** START MATERIAL PROVIDED **

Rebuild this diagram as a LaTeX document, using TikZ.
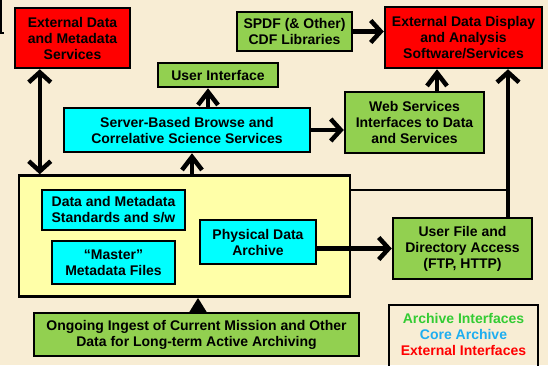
\documentclass[tikz,border=0pt]{standalone}
\usepackage{fontspec}
\setmainfont{Liberation Sans}
\usetikzlibrary{arrows.meta}
\definecolor{paper}{HTML}{F8EDD4}
\definecolor{extred}{HTML}{FF0000}
\definecolor{intgreen}{HTML}{92D050}
\definecolor{corecyan}{HTML}{00FFFF}
\definecolor{archyellow}{HTML}{FFFFA8}
\definecolor{keygreen}{HTML}{33CC33}
\definecolor{keycyan}{HTML}{1EAEF0}
\tikzstyle{box}=[draw, line width=2.5pt, inner sep=0, align=center, font=\bfseries\fontsize{14}{16}\selectfont]
\tikzstyle{extbox}=[box, fill=extred]
\tikzstyle{intbox}=[box, fill=intgreen]
\tikzstyle{corebox}=[box, fill=corecyan]
\tikzstyle{flow}=[line width=4.5pt, -{Straight Barb[length=10pt,width=22pt]}]
\tikzstyle{upflow}=[line width=4.5pt, -{Straight Barb[length=13pt,width=20pt]}]

\begin{document}
\begin{tikzpicture}[x=1pt,y=-1pt]
\fill[paper] (0,0) rectangle (548,365);
\useasboundingbox (0,0) rectangle (548,365);
\draw[line width=1.5pt] (0.75,0)--(0.75,33)--(4,33);
% archive box
\node at (184.5,236)[box, fill=archyellow, minimum width=331pt, minimum height=121pt](arch){};
\node at (113.5,210)[corebox, minimum width=143pt, minimum height=40pt](stds){Data and Metadata\\Standards and s/w};
\node at (113.5,262.5)[corebox, minimum width=123pt, minimum height=43pt](master){``Master''\\Metadata Files};
\node at (258,242)[corebox, minimum width=116pt, minimum height=44pt](phys){Physical Data\\Archive};
% services
\node at (72.5,38)[extbox, minimum width=115pt, minimum height=60pt](extsvc){External Data\\and Metadata\\Services};
\node at (294.5,31.5)[intbox, minimum width=115pt, minimum height=39pt](cdflib){SPDF (\& Other)\\CDF Libraries};
\node at (463.5,37.5)[extbox, minimum width=157pt, minimum height=61pt](extdisp){External Data Display\\and Analysis\\Software/Services};
\node at (218,75)[intbox, minimum width=120pt, minimum height=24pt](userif){User Interface};
\node at (187,130)[corebox, minimum width=246pt, minimum height=44pt](server){Server-Based Browse and\\Correlative Science Services};
\node at (414.5,122.5)[intbox, minimum width=139pt, minimum height=61pt](websvc){Web Services\\Interfaces to Data\\and Services};
\node at (462.5,248.5)[intbox, minimum width=139pt, minimum height=61pt](userfile){User File and\\Directory Access\\(FTP, HTTP)};
\node at (196.5,334.5)[intbox, minimum width=325pt, minimum height=43pt](ingest){Ongoing Ingest of Current Mission and Other\\Data for Long-term Active Archiving};
% legend
\node at (463.5,334)[align=center, font=\bfseries\fontsize{14}{16}\selectfont](key){\textcolor{keygreen}{Archive Interfaces}\\\textcolor{keycyan}{Core Archive}\\\textcolor{extred}{External Interfaces}};
\draw[line width=2.5pt] (389,375) |- (538,305) -- (538,375);
% connectors
\draw[line width=4.5pt, {Straight Barb[length=10pt,width=22pt]}-{Straight Barb[length=10pt,width=22pt]}] ([xshift=26pt]extsvc.south west) -- ([xshift=26pt]extsvc.south west |- arch.north);
\draw[upflow] ([xshift=7.5pt]arch.north) -- ([xshift=7.5pt]arch.north |- server.south);
\draw[upflow] ([xshift=-10pt]userif.south |- server.north) -- ([xshift=-10pt]userif.south);
\draw[flow] (server.east) -- (server.east -| websvc.west);
\draw[flow] (cdflib.east) -- (cdflib.east -| extdisp.west);
\draw[upflow] ([xshift=22.5pt]websvc.north) -- ([xshift=22.5pt]websvc.north |- extdisp.south);
\draw[flow] ([xshift=45.5pt]userfile.north) -- ([xshift=45.5pt]userfile.north |- extdisp.south);
\draw[flow] (userfile.west -| phys.east) -- (userfile.west);
\draw[line width=4pt, -{Triangle[length=14pt,width=16pt]}] ([xshift=1.5pt]ingest.north) -- ([xshift=1.5pt]ingest.north |- arch.south);
\coordinate (tap) at (508,190);
\draw[line width=2pt] (arch.east |- tap) -- (tap);
\end{tikzpicture}
\end{document}
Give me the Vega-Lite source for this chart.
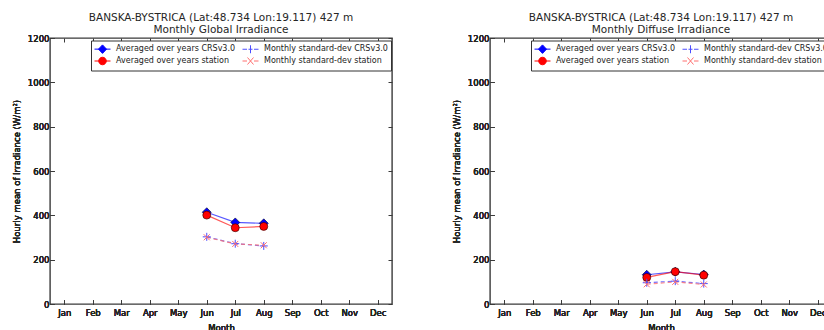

** END MATERIAL PROVIDED **

Repeat the data in full and exactly. Omit pictures.

> **OUTPUT**
Rebuild this diagram as a LaTeX document, using TikZ.
\documentclass[tikz,border=0pt]{standalone}
\usepackage{fontspec}
\setmainfont{Liberation Sans}
\usetikzlibrary{arrows.meta}
\definecolor{paper}{HTML}{F8EDD4}
\definecolor{extred}{HTML}{FF0000}
\definecolor{intgreen}{HTML}{92D050}
\definecolor{corecyan}{HTML}{00FFFF}
\definecolor{archyellow}{HTML}{FFFFA8}
\definecolor{keygreen}{HTML}{33CC33}
\definecolor{keycyan}{HTML}{1EAEF0}
\tikzstyle{box}=[draw, line width=2.5pt, inner sep=0, align=center, font=\bfseries\fontsize{14}{16}\selectfont]
\tikzstyle{extbox}=[box, fill=extred]
\tikzstyle{intbox}=[box, fill=intgreen]
\tikzstyle{corebox}=[box, fill=corecyan]
\tikzstyle{flow}=[line width=4.5pt, -{Straight Barb[length=10pt,width=22pt]}]
\tikzstyle{upflow}=[line width=4.5pt, -{Straight Barb[length=13pt,width=20pt]}]

\begin{document}
\begin{tikzpicture}[x=1pt,y=-1pt]
\fill[paper] (0,0) rectangle (548,365);
\useasboundingbox (0,0) rectangle (548,365);
\draw[line width=1.5pt] (0.75,0)--(0.75,33)--(4,33);
% archive box
\node at (184.5,236)[box, fill=archyellow, minimum width=331pt, minimum height=121pt](arch){};
\node at (113.5,210)[corebox, minimum width=143pt, minimum height=40pt](stds){Data and Metadata\\Standards and s/w};
\node at (113.5,262.5)[corebox, minimum width=123pt, minimum height=43pt](master){``Master''\\Metadata Files};
\node at (258,242)[corebox, minimum width=116pt, minimum height=44pt](phys){Physical Data\\Archive};
% services
\node at (72.5,38)[extbox, minimum width=115pt, minimum height=60pt](extsvc){External Data\\and Metadata\\Services};
\node at (294.5,31.5)[intbox, minimum width=115pt, minimum height=39pt](cdflib){SPDF (\& Other)\\CDF Libraries};
\node at (463.5,37.5)[extbox, minimum width=157pt, minimum height=61pt](extdisp){External Data Display\\and Analysis\\Software/Services};
\node at (218,75)[intbox, minimum width=120pt, minimum height=24pt](userif){User Interface};
\node at (187,130)[corebox, minimum width=246pt, minimum height=44pt](server){Server-Based Browse and\\Correlative Science Services};
\node at (414.5,122.5)[intbox, minimum width=139pt, minimum height=61pt](websvc){Web Services\\Interfaces to Data\\and Services};
\node at (462.5,248.5)[intbox, minimum width=139pt, minimum height=61pt](userfile){User File and\\Directory Access\\(FTP, HTTP)};
\node at (196.5,334.5)[intbox, minimum width=325pt, minimum height=43pt](ingest){Ongoing Ingest of Current Mission and Other\\Data for Long-term Active Archiving};
% legend
\node at (463.5,334)[align=center, font=\bfseries\fontsize{14}{16}\selectfont](key){\textcolor{keygreen}{Archive Interfaces}\\\textcolor{keycyan}{Core Archive}\\\textcolor{extred}{External Interfaces}};
\draw[line width=2.5pt] (389,375) |- (538,305) -- (538,375);
% connectors
\draw[line width=4.5pt, {Straight Barb[length=10pt,width=22pt]}-{Straight Barb[length=10pt,width=22pt]}] ([xshift=26pt]extsvc.south west) -- ([xshift=26pt]extsvc.south west |- arch.north);
\draw[upflow] ([xshift=7.5pt]arch.north) -- ([xshift=7.5pt]arch.north |- server.south);
\draw[upflow] ([xshift=-10pt]userif.south |- server.north) -- ([xshift=-10pt]userif.south);
\draw[flow] (server.east) -- (server.east -| websvc.west);
\draw[flow] (cdflib.east) -- (cdflib.east -| extdisp.west);
\draw[upflow] ([xshift=22.5pt]websvc.north) -- ([xshift=22.5pt]websvc.north |- extdisp.south);
\draw[flow] ([xshift=45.5pt]userfile.north) -- ([xshift=45.5pt]userfile.north |- extdisp.south);
\draw[flow] (userfile.west -| phys.east) -- (userfile.west);
\draw[line width=4pt, -{Triangle[length=14pt,width=16pt]}] ([xshift=1.5pt]ingest.north) -- ([xshift=1.5pt]ingest.north |- arch.south);
\coordinate (tap) at (508,190);
\draw[line width=2pt] (arch.east |- tap) -- (tap);
\end{tikzpicture}
\end{document}
Give me the Vega-Lite source for this chart.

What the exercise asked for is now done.